__Problem to solve__. Every line of the material is to be quoted verbatim, minus the pictures.

<<<<

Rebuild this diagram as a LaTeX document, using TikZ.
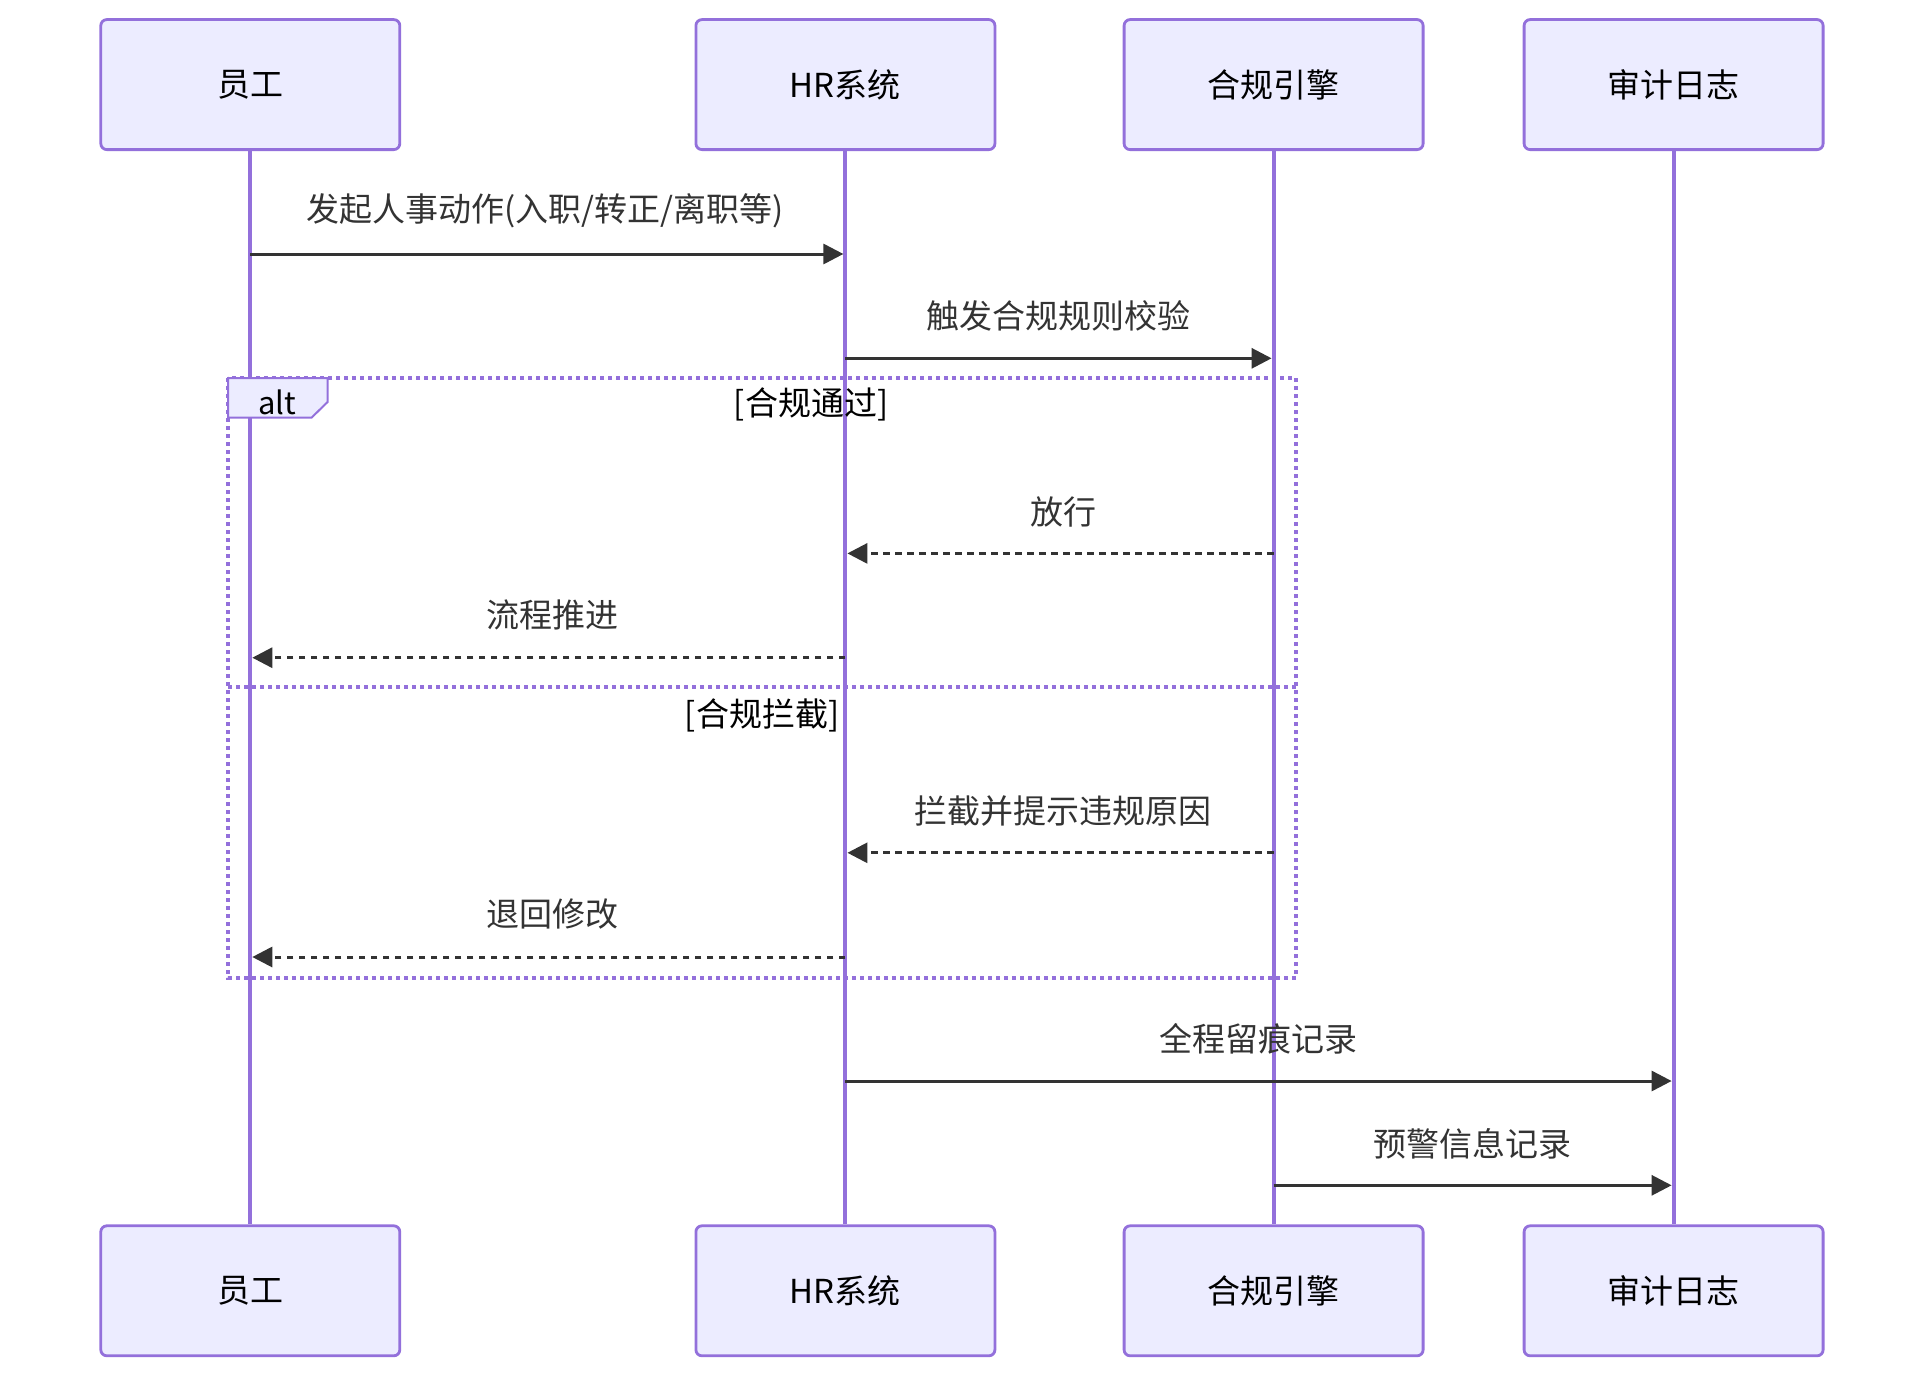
\documentclass[tikz,border=0pt]{standalone}
\usepackage{fontspec}
\setmainfont{Noto Sans CJK SC}
\usetikzlibrary{arrows.meta}
\definecolor{purp}{HTML}{9370DB}
\definecolor{boxfill}{HTML}{ECECFF}
\definecolor{txt}{HTML}{333333}
\tikzset{
  actor/.style={draw=purp, fill=boxfill, line width=2.8pt, rounded corners=6pt,
    minimum width=299pt, minimum height=130pt, inner sep=0pt, text=black,
    font=\fontsize{33}{38}\selectfont},
  lifeline/.style={draw=purp, line width=4pt},
  msg/.style={draw=txt, line width=3pt, -{Triangle[length=20pt,width=20pt]}, shorten >=2pt},
  reply/.style={msg, dash pattern=on 6.5pt off 5.5pt},
  mlabel/.style={text=txt, font=\fontsize{33}{38}\selectfont, inner sep=0pt},
  frame/.style={draw=purp, line width=4pt, dash pattern=on 4pt off 4pt},
  cond/.style={text=black, font=\fontsize{33}{38}\selectfont, inner sep=0pt},
}
\begin{document}
\begin{tikzpicture}[x=1pt,y=-1pt]
\useasboundingbox (0,0) rectangle (1924,1378);
% actors
\node[actor] (a1) at (250.3,84.6) {\raisebox{-2.5pt}{员工}};
\node[actor] (a2) at (845.4,84.6) {\raisebox{-2.5pt}{HR系统}};
\node[actor] (a3) at (1273.6,84.6) {\raisebox{-2.5pt}{合规引擎}};
\node[actor] (a4) at (1673.6,84.6) {\raisebox{-2.5pt}{审计日志}};
\node[actor] (b1) at (250.3,1290.8) {\raisebox{-2.5pt}{员工}};
\node[actor] (b2) at (845.4,1290.8) {\raisebox{-2.5pt}{HR系统}};
\node[actor] (b3) at (1273.6,1290.8) {\raisebox{-2.5pt}{合规引擎}};
\node[actor] (b4) at (1673.6,1290.8) {\raisebox{-2.5pt}{审计日志}};
% alt frame
\draw[frame] (228,378) rectangle (1296,978);
\draw[frame] (228,687) -- (1296,687);
% lifelines
\draw[lifeline] (a1.south) -- (b1.north);
\draw[lifeline] (a2.south) -- (b2.north);
\draw[lifeline] (a3.south) -- (b3.north);
\draw[lifeline] (a4.south) -- (b4.north);
\draw[draw=purp, fill=boxfill, line width=2pt] (228,378) -- (327.6,378) -- (327.6,402) -- (311.7,417.5) -- (228,417.5) -- cycle;
\node[cond, font=\fontsize{31}{36}\selectfont] (altlbl) at (277,402) {alt};
\node[cond] (c1) at (811,404.5) {[合规通过]};
\node[cond] (c2) at (762,715.5) {[合规拦截]};
% message anchor coordinates
\coordinate (p1a) at (a1 |- 0,254);    \coordinate (p1b) at (a2 |- 0,254);
\coordinate (p2a) at (a2 |- 0,358.3);  \coordinate (p2b) at (a3 |- 0,358.3);
\coordinate (p3a) at (a3 |- 0,553.4);  \coordinate (p3b) at (a2 |- 0,553.4);
\coordinate (p4a) at (a2 |- 0,657.7);  \coordinate (p4b) at (a1 |- 0,657.7);
\coordinate (p5a) at (a3 |- 0,852.8);  \coordinate (p5b) at (a2 |- 0,852.8);
\coordinate (p6a) at (a2 |- 0,957);    \coordinate (p6b) at (a1 |- 0,957);
\coordinate (p7a) at (a2 |- 0,1081);   \coordinate (p7b) at (a4 |- 0,1081);
\coordinate (p8a) at (a3 |- 0,1185.3); \coordinate (p8b) at (a4 |- 0,1185.3);
% messages
\draw[msg] (p1a) -- (p1b);
\node[mlabel] (l1) at (545,211) {发起人事动作(入职/转正/离职等)};
\draw[msg] (p2a) -- (p2b);
\node[mlabel] (l2) at (1058,315.4) {触发合规规则校验};
\draw[reply] (p3a) -- (p3b);
\node[mlabel] (l3) at (1063,511.5) {放行};
\draw[reply] (p4a) -- (p4b);
\node[mlabel] (l4) at (552,614.5) {流程推进};
\draw[reply] (p5a) -- (p5b);
\node[mlabel] (l5) at (1063,811) {拦截并提示违规原因};
\draw[reply] (p6a) -- (p6b);
\node[mlabel] (l6) at (552,914) {退回修改};
\draw[msg] (p7a) -- (p7b);
\node[mlabel] (l7) at (1258,1039.3) {全程留痕记录};
\draw[msg] (p8a) -- (p8b);
\node[mlabel] (l8) at (1472,1143.5) {预警信息记录};
\end{tikzpicture}
\end{document}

>>>>

__Correct answer__.
Rebuild this diagram as a LaTeX document, using TikZ.
\documentclass[tikz,border=0pt]{standalone}
\usepackage{fontspec}
\setmainfont{Noto Sans CJK SC}
\usetikzlibrary{arrows.meta}
\definecolor{purp}{HTML}{9370DB}
\definecolor{boxfill}{HTML}{ECECFF}
\definecolor{txt}{HTML}{333333}
\tikzset{
  actor/.style={draw=purp, fill=boxfill, line width=2.8pt, rounded corners=6pt,
    minimum width=299pt, minimum height=130pt, inner sep=0pt, text=black,
    font=\fontsize{33}{38}\selectfont},
  lifeline/.style={draw=purp, line width=4pt},
  msg/.style={draw=txt, line width=3pt, -{Triangle[length=20pt,width=20pt]}, shorten >=2pt},
  reply/.style={msg, dash pattern=on 6.5pt off 5.5pt},
  mlabel/.style={text=txt, font=\fontsize{33}{38}\selectfont, inner sep=0pt},
  frame/.style={draw=purp, line width=4pt, dash pattern=on 4pt off 4pt},
  cond/.style={text=black, font=\fontsize{33}{38}\selectfont, inner sep=0pt},
}
\begin{document}
\begin{tikzpicture}[x=1pt,y=-1pt]
\useasboundingbox (0,0) rectangle (1924,1378);
% actors
\node[actor] (a1) at (250.3,84.6) {\raisebox{-2.5pt}{员工}};
\node[actor] (a2) at (845.4,84.6) {\raisebox{-2.5pt}{HR系统}};
\node[actor] (a3) at (1273.6,84.6) {\raisebox{-2.5pt}{合规引擎}};
\node[actor] (a4) at (1673.6,84.6) {\raisebox{-2.5pt}{审计日志}};
\node[actor] (b1) at (250.3,1290.8) {\raisebox{-2.5pt}{员工}};
\node[actor] (b2) at (845.4,1290.8) {\raisebox{-2.5pt}{HR系统}};
\node[actor] (b3) at (1273.6,1290.8) {\raisebox{-2.5pt}{合规引擎}};
\node[actor] (b4) at (1673.6,1290.8) {\raisebox{-2.5pt}{审计日志}};
% alt frame
\draw[frame] (228,378) rectangle (1296,978);
\draw[frame] (228,687) -- (1296,687);
% lifelines
\draw[lifeline] (a1.south) -- (b1.north);
\draw[lifeline] (a2.south) -- (b2.north);
\draw[lifeline] (a3.south) -- (b3.north);
\draw[lifeline] (a4.south) -- (b4.north);
\draw[draw=purp, fill=boxfill, line width=2pt] (228,378) -- (327.6,378) -- (327.6,402) -- (311.7,417.5) -- (228,417.5) -- cycle;
\node[cond, font=\fontsize{31}{36}\selectfont] (altlbl) at (277,402) {alt};
\node[cond] (c1) at (811,404.5) {[合规通过]};
\node[cond] (c2) at (762,715.5) {[合规拦截]};
% message anchor coordinates
\coordinate (p1a) at (a1 |- 0,254);    \coordinate (p1b) at (a2 |- 0,254);
\coordinate (p2a) at (a2 |- 0,358.3);  \coordinate (p2b) at (a3 |- 0,358.3);
\coordinate (p3a) at (a3 |- 0,553.4);  \coordinate (p3b) at (a2 |- 0,553.4);
\coordinate (p4a) at (a2 |- 0,657.7);  \coordinate (p4b) at (a1 |- 0,657.7);
\coordinate (p5a) at (a3 |- 0,852.8);  \coordinate (p5b) at (a2 |- 0,852.8);
\coordinate (p6a) at (a2 |- 0,957);    \coordinate (p6b) at (a1 |- 0,957);
\coordinate (p7a) at (a2 |- 0,1081);   \coordinate (p7b) at (a4 |- 0,1081);
\coordinate (p8a) at (a3 |- 0,1185.3); \coordinate (p8b) at (a4 |- 0,1185.3);
% messages
\draw[msg] (p1a) -- (p1b);
\node[mlabel] (l1) at (545,211) {发起人事动作(入职/转正/离职等)};
\draw[msg] (p2a) -- (p2b);
\node[mlabel] (l2) at (1058,315.4) {触发合规规则校验};
\draw[reply] (p3a) -- (p3b);
\node[mlabel] (l3) at (1063,511.5) {放行};
\draw[reply] (p4a) -- (p4b);
\node[mlabel] (l4) at (552,614.5) {流程推进};
\draw[reply] (p5a) -- (p5b);
\node[mlabel] (l5) at (1063,811) {拦截并提示违规原因};
\draw[reply] (p6a) -- (p6b);
\node[mlabel] (l6) at (552,914) {退回修改};
\draw[msg] (p7a) -- (p7b);
\node[mlabel] (l7) at (1258,1039.3) {全程留痕记录};
\draw[msg] (p8a) -- (p8b);
\node[mlabel] (l8) at (1472,1143.5) {预警信息记录};
\end{tikzpicture}
\end{document}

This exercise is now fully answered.